There is no cell coverage at the Washington Family Ranch where the Wild Canyon Games are held. At first, that was unnerving to many, who are used to being plugged in. But it allowed us all to relax and really get to know each other.

While I was waiting for my relay event the final day, I chatted with another Nike Fuel Executive Challenge team member. Katherine Cowan is the General Counsel for EID in Hillsboro, Oregon.

She said, "Look around. No one is on a cell phone. How often do you see 1,000 people, many of them young people and business people, not a mobile device?"

She was right. It was strange to see and wonderful. Instead of pulling out our phones to check messages, we talked with the people around us. It was refreshing and enriching.

The Wild Canyon Games is a nonprofit organization. All the proceeds go toward youth activities and supporting the military. Nike executive Mike Yonkers started the event six years ago.

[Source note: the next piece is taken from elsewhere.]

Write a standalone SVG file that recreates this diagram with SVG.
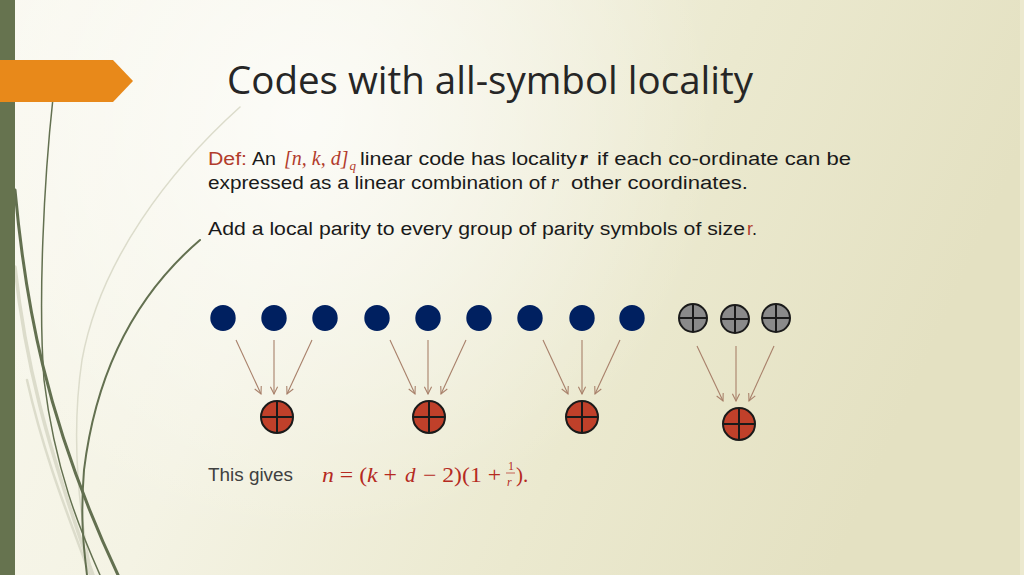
<svg xmlns="http://www.w3.org/2000/svg" width="1024" height="575" viewBox="0 0 1024 575">
<defs>
<linearGradient id="bg" x1="0" y1="0" x2="1" y2="0.25">
<stop offset="0" stop-color="#f9f8ef"/>
<stop offset="0.35" stop-color="#f4f3e4"/>
<stop offset="0.7" stop-color="#ebe9cf"/>
<stop offset="1" stop-color="#e4e1c2"/>
</linearGradient>
<radialGradient id="glow" cx="300" cy="120" r="420" gradientUnits="userSpaceOnUse">
<stop offset="0" stop-color="#ffffff" stop-opacity="0.7"/>
<stop offset="1" stop-color="#ffffff" stop-opacity="0"/>
</radialGradient>
<marker id="ah" viewBox="0 0 10 10" refX="9" refY="5" markerWidth="9" markerHeight="9" markerUnits="userSpaceOnUse" orient="auto">
<path d="M1,1 L9,5 L1,9" fill="none" stroke="#a8806a" stroke-width="1.2"/>
</marker>
</defs>
<style>
.t{font-family:"Liberation Sans","DejaVu Sans",sans-serif;font-size:18px;fill:#1a1a1a}
.red{fill:#b23c2c}
.m{font-family:"Liberation Serif","DejaVu Serif",serif;font-style:italic;font-size:20px}
.blue{fill:#002060}
.grey{fill:#8a8a8a;stroke:#1a1a1a;stroke-width:2}
.par{fill:#c0402a;stroke:#1a1a1a;stroke-width:2}
.x{stroke:#1a1a1a;stroke-width:2}
.arr{stroke:#a8806a;stroke-width:1.1;fill:none;marker-end:url(#ah)}
.stem{fill:none;stroke:#637050;stroke-linecap:round}
.pale{fill:none;stroke:#dcdccb;stroke-linecap:round}
.f{font-family:"Liberation Serif","DejaVu Serif",serif;font-size:21px;fill:#b52a1f}
.s{font-family:"Liberation Serif","DejaVu Serif",serif;font-size:12px;fill:#b52a1f}
</style>
<rect width="1024" height="575" fill="url(#bg)"/>
<rect width="1024" height="575" fill="url(#glow)"/>
<rect x="1020" y="0" width="4" height="575" fill="#ece9cf"/>
<g id="decor">
<path class="pale" stroke-width="1.5" d="M240,107 C170,170 100,260 82,360 C70,440 80,520 92,575"/>
<path class="pale" stroke-width="3.5" d="M15,267 C25,360 45,440 93,575"/>
<path class="pale" stroke-width="2.5" d="M27,380 C45,460 70,520 90,575"/>
<path class="stem" stroke-width="1.5" d="M53,98 C44,180 38,300 44,380 C55,470 80,530 100,575"/>
<path class="stem" stroke-width="3" d="M15,190 C25,300 45,420 118,575"/>
<path class="stem" stroke-width="2" d="M200,240 C130,300 95,380 84,470 C80,520 84,550 87,575"/>
<rect x="0" y="0" width="15" height="575" fill="#66734f"/>
<polygon points="0,60 113,60 133,81 113,102 0,102" fill="#e8891a"/>
</g>
<g id="title">
<text x="227" y="94" font-family="'Open Sans','Noto Sans',sans-serif" font-size="38" fill="#262626" textLength="526" lengthAdjust="spacingAndGlyphs">Codes with all-symbol locality</text>
</g>
<g id="definition">
<text class="t red" x="208" y="165" textLength="39" lengthAdjust="spacingAndGlyphs">Def:</text>
<text class="t" x="252" y="165" textLength="24" lengthAdjust="spacingAndGlyphs">An</text>
<text class="t red m" x="284" y="165">[n, k, d]<tspan style="font-size:13px" dx="1" dy="5">q</tspan></text>
<text class="t m" x="580" y="165" font-weight="bold">r</text>
<text class="t" x="360" y="165" textLength="217" lengthAdjust="spacingAndGlyphs">linear code has locality</text>
<text class="t" x="597" y="165" textLength="254" lengthAdjust="spacingAndGlyphs">if each co-ordinate can be</text>
<text class="t" x="208" y="189" textLength="338" lengthAdjust="spacingAndGlyphs">expressed as a linear combination of</text>
<text class="t m" x="551" y="189">r</text>
<text class="t" x="571" y="189" textLength="177" lengthAdjust="spacingAndGlyphs">other  coordinates.</text>
<text class="t" x="208" y="235" textLength="537" lengthAdjust="spacingAndGlyphs">Add a local parity to every group of parity symbols of size</text>
<text class="t" x="747" y="235"><tspan class="red">r</tspan>.</text>
</g>
<g id="data-symbols">
<ellipse class="blue" cx="223" cy="318" rx="12.7" ry="13"/>
<ellipse class="blue" cx="274" cy="318" rx="12.7" ry="13"/>
<ellipse class="blue" cx="325" cy="318" rx="12.7" ry="13"/>
<ellipse class="blue" cx="377" cy="318" rx="12.7" ry="13"/>
<ellipse class="blue" cx="428" cy="318" rx="12.7" ry="13"/>
<ellipse class="blue" cx="479" cy="318" rx="12.7" ry="13"/>
<ellipse class="blue" cx="530" cy="318" rx="12.7" ry="13"/>
<ellipse class="blue" cx="582" cy="318" rx="12.7" ry="13"/>
<ellipse class="blue" cx="632" cy="318" rx="12.7" ry="13"/>
</g>
<g id="parity-symbols">
<circle class="grey" cx="693" cy="318" r="14"/><path class="x" d="M679,318 H707 M693,304 V332"/>
<circle class="grey" cx="735" cy="319" r="14"/><path class="x" d="M721,319 H749 M735,305 V333"/>
<circle class="grey" cx="776" cy="318" r="14"/><path class="x" d="M762,318 H790 M776,304 V332"/>
</g>
<g id="local-parity-1"><circle class="par" cx="277" cy="417" r="16"/><path class="x" d="M261,417 H293 M277,401 V433"/></g>
<g id="local-parity-2"><circle class="par" cx="429" cy="417" r="16"/><path class="x" d="M413,417 H445 M429,401 V433"/></g>
<g id="local-parity-3"><circle class="par" cx="582" cy="417" r="16"/><path class="x" d="M566,417 H598 M582,401 V433"/></g>
<g id="local-parity-4"><circle class="par" cx="739" cy="424" r="16"/><path class="x" d="M723,424 H755 M739,408 V440"/></g>
<g id="connectors">
<line class="arr" x1="236" y1="340" x2="261" y2="394"/>
<line class="arr" x1="274" y1="340" x2="274" y2="394"/>
<line class="arr" x1="312" y1="340" x2="287" y2="394"/>
<line class="arr" x1="390" y1="340" x2="415" y2="394"/>
<line class="arr" x1="428" y1="340" x2="428" y2="394"/>
<line class="arr" x1="466" y1="340" x2="441" y2="394"/>
<line class="arr" x1="543" y1="340" x2="568" y2="394"/>
<line class="arr" x1="582" y1="340" x2="582" y2="394"/>
<line class="arr" x1="620" y1="340" x2="595" y2="394"/>
<line class="arr" x1="697" y1="346" x2="723" y2="401"/>
<line class="arr" x1="736" y1="346" x2="736" y2="401"/>
<line class="arr" x1="774" y1="346" x2="749" y2="401"/>
</g>
<g id="result">
<text class="t" x="208" y="481" style="fill:#404040" textLength="85" lengthAdjust="spacingAndGlyphs">This gives</text>
<text class="f" x="322" y="482" textLength="75" lengthAdjust="spacingAndGlyphs"><tspan font-style="italic">n</tspan> = (<tspan font-style="italic">k</tspan> +</text>
<text class="f" x="405" y="482" font-style="italic">d</text>
<text class="f" x="423" y="482" textLength="78" lengthAdjust="spacingAndGlyphs">− 2)(1 +</text>
<text class="s" x="508" y="470">1</text>
<line x1="506" y1="473" x2="515" y2="473" stroke="#b52a1f" stroke-width="0.7"/>
<text class="s" x="507" y="486" font-style="italic">r</text>
<text class="f" x="516" y="482">).</text>
</g>
</svg>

Everything he does for WCG is all volunteer. I admire what he's done to build it into a nationally recognized event. He makes a special effort to recognize our veterans and recruit companies to sponsor teams made up of our service men and women.

This year, there were 23 military teams. At each meal, Yonkers made sure that we all gave them a round of applause. On the final day of our great adventure, the morning began at 7 a.m. with a Color Guard, presenting the American flag and a rendition of the "Star Spangled Banner" that boomed across the canyon and gave me goose bumps.

That was the momentous way we began the "Creek-2-Peak Relay." We each had one leg of the seven-leg relay that started with a sprint across a military-style obstacle course, traveled through a Bike cyclocross, delved in to a swim across a lake and ended with a run up the now-infamous Communications Hill.

I had the sixth leg. Fortunately, the run up the hill was divided in to two parts this time. So I had to only run up half the hill. Tom Sperry took the hardest section, the nearly straight-up run to the top.

At the end, Tom and I ran back down Communications Hill together. There were our "Usual Suspects" waiting at the bottom to celebrate our team's accomplishment. We had pushed our limits individually and as a team.

We ended up finishing in the middle of the overall standings. We felt pretty good about that. But no matter where we ranked, we all agreed the weekend ranked as an exceptional experience.

Our team carpooled home together and stopped in Hood River to show Ron the glories of kiteboarding and the goodness of Oregon microbrews. We reminisced about our Wild Canyon Game weekend.

As we said our goodbyes and dropped Ron at the airport to head back to the DC area, I got teary eyed. It was hard to say goodbye to these teammates who'd become my friends.

Colonel Wedan and I exchanged emails later and I think he expressed well what happened that weekend.

"Maybe it's just one of those weird, once-in-a lifetime types of things that come along, where something becomes really meaningful and it takes you by surprise," he wrote. "But whatever it was, I saw it in you, when we dropped you off. But the crazy thing was that I actually got all mushy myself, when I was telling my wife, Liz, about the weekend. It was really hard not to get choked up telling all the darn stories."

I still feel choked up. I almost didn't take this challenge. But thanks to my children using my own words to inspire me ("create your own life stories"; "don't be afraid to challenge yourself"), I found out what happens when you say "yes."

You may just have the time of your life, meet great people and answer for yourself the question, "What limits?"